Chapter 42's centrepiece, interactive. The same sentence costs 11 tokens in English under GPT-2 and 33 tokens in Polish under the same model. A 5-digit number splits into 2 tokens but the next 5-digit number splits into 3. Code indentation eats tokens one nbsp at a time. Try anything — everything below updates live in your browser.
Token-count comparison
What am I looking at?
Five tokenizers — three trivial and two production-grade — applied to the same input:
- Character-level. One token per Unicode character. The simplest possible vocabulary; what Chapter 41 used.
- Whitespace-split. One token per word as defined by whitespace. Useless on Chinese; vocabulary explodes for any open-domain corpus.
- Our BPE. 500-token byte-pair-encoding tokenizer trained on 80 KB of Shakespeare in §42.2. Knows English well, knows nothing else.
- GPT-2 BPE. The real GPT-2 byte-level BPE tokenizer (vocabulary size 50 257) trained on WebText, used by GPT-2/3/4. Loaded from HuggingFace CDN.
- BERT WordPiece. The real BERT-base-uncased WordPiece tokenizer (vocab 30 522) trained on English Wikipedia + BookCorpus.

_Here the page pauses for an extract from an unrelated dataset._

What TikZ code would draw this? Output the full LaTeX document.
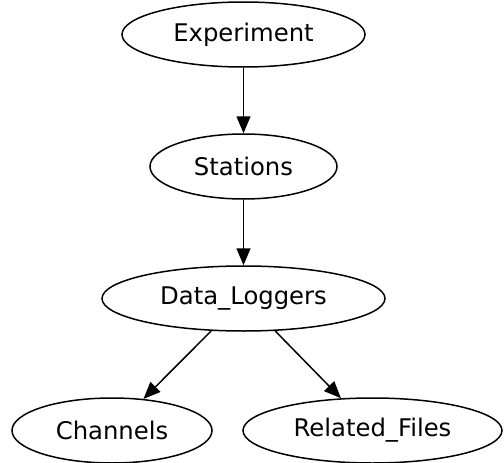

The point is not which is "best." It is to make visible the wildly different cost each tokenizer assigns to the same content. Try the Polish, Chinese, and number-sequence presets — the same model with the same context-window budget can see a 4–15× different amount of text per dollar depending on which language you happen to be writing in.
The GPT-2 and BERT tokenizers run via @huggingface/transformers compiled to WebAssembly. The first time you load this page they download ~3 MB of vocabulary and merge files from the HuggingFace CDN; subsequent loads are cached.